Decision-Making & Nuance: Sarah's decision hinges on how quickly the cream was integrated and the ratios involved. The Mishnah teaches us that a single piece might be forbidden, but the entire pot might be saved if the nullification ratio holds true for the larger volume. The concept of "imparting flavor" is not a mystical one but a quantifiable measure, often 1:60. This principle empowers kosher caterers and home cooks to make informed decisions in moments of crisis, often saving large quantities of food from being discarded due to accidental, minor infractions. It also underscores the importance of swift action (stirring immediately) to mitigate the impact of such spills. The distinction of d'Oraita vs. d'Rabbanan also plays a role, as the consequences for an accidental rabbinic prohibition (like cooking birds in milk) might be less severe than a biblical one, although the food would still be prohibited. In Sarah's case, chicken is d'Oraita meat, so the stakes are high, emphasizing the strict application of bittul b'shishim.

Chevruta Mini

  1. The Mishnah distinguishes between a "table upon which one eats" and a "table upon which one prepares the cooked food." While the Sages prohibited placing meat and milk on the eating table to prevent accidental consumption, they permitted it on the preparation table. This implies a trust in human intentionality during preparation. In our modern, multi-tasking lives, where people might eat snacks while preparing food, or kitchens double as dining areas, to what extent should we extend or limit this Mishnaic leniency regarding "preparation tables" today? What are the tradeoffs between maintaining the original Mishnaic distinction and addressing contemporary realities of blurred boundaries?

  2. Rabbi Akiva and Rabbi Yosei HaGelili both conclude that cooking birds in milk is not a Torah prohibition, but they arrive at this conclusion through different exegetical methods. If the practical outcome is the same, what is the value or necessity of preserving these distinct interpretive paths in halakha?
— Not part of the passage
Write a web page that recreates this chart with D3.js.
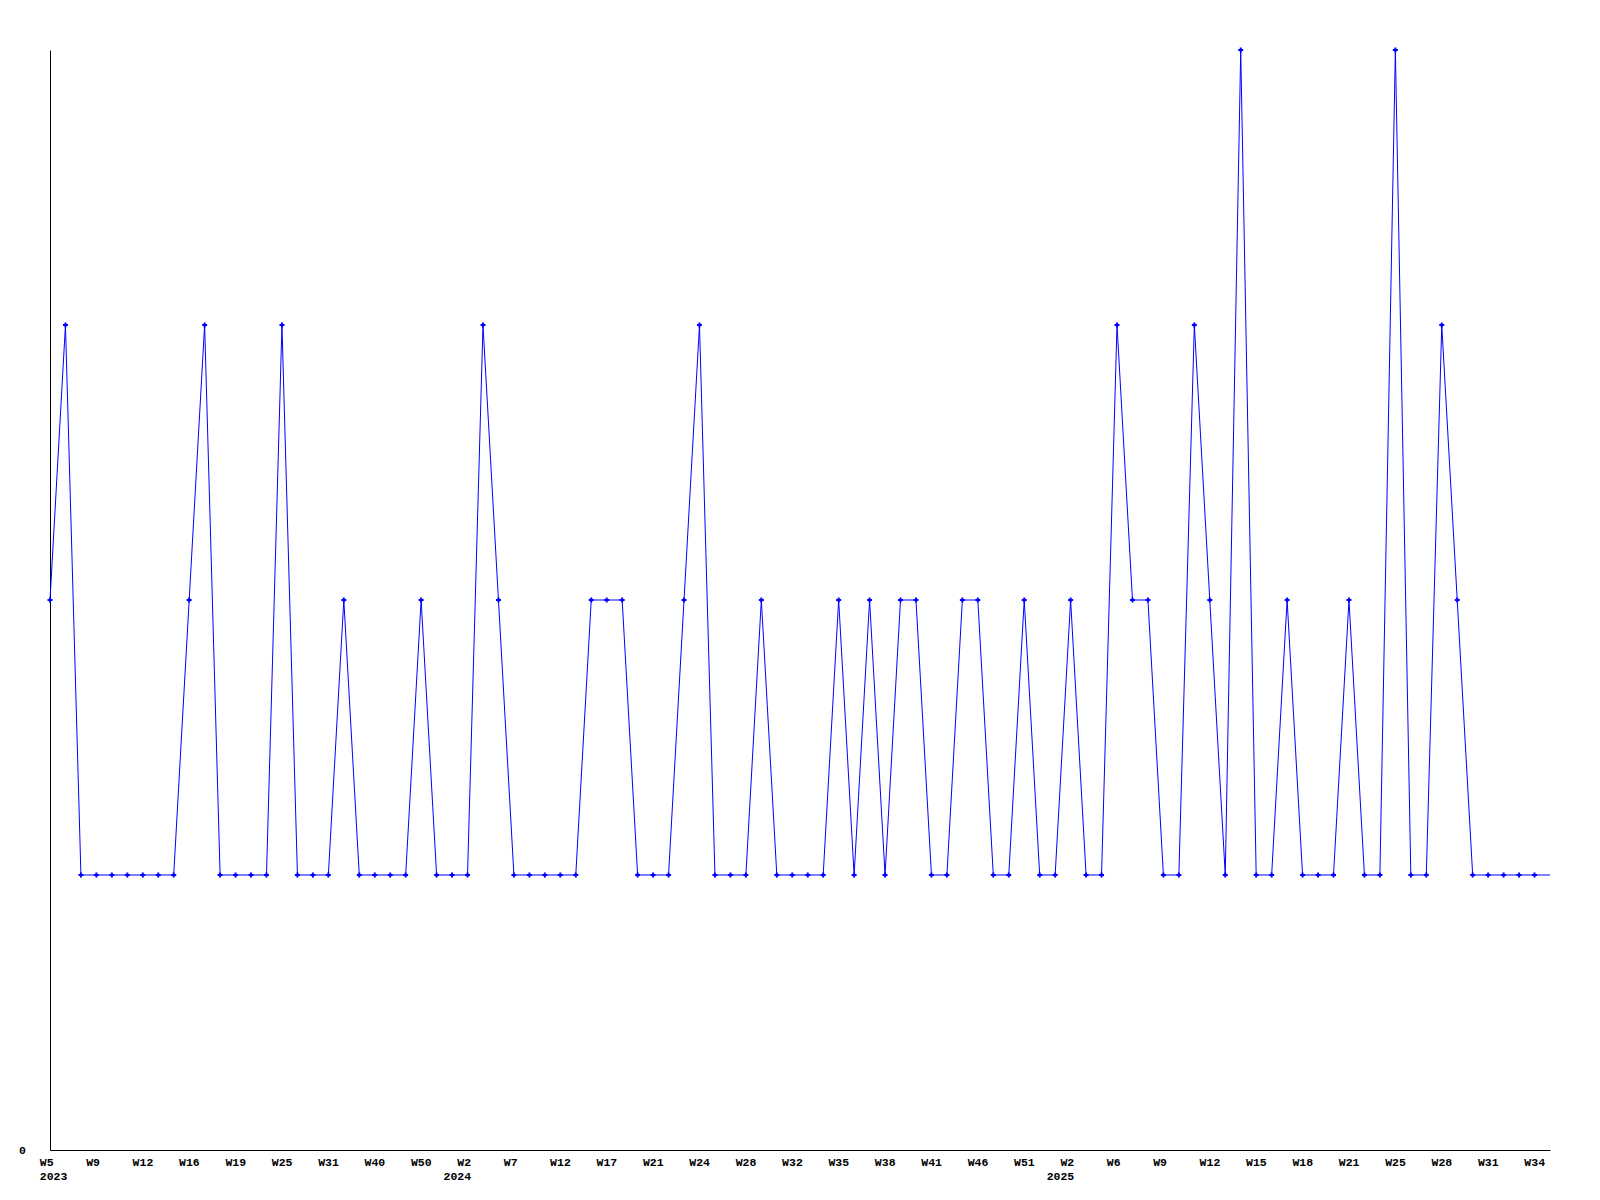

Are there any subtle, perhaps future, halakhic implications that might arise from one interpretation over the other, even if they currently yield identical rulings?

Takeaway

The intricate laws of basar b'chalav in Mishnah Chullin reveal the Sages' profound commitment to safeguarding Torah law through nuanced rabbinic decrees, precise definitions, and practical application of principles like bittul b'shishim.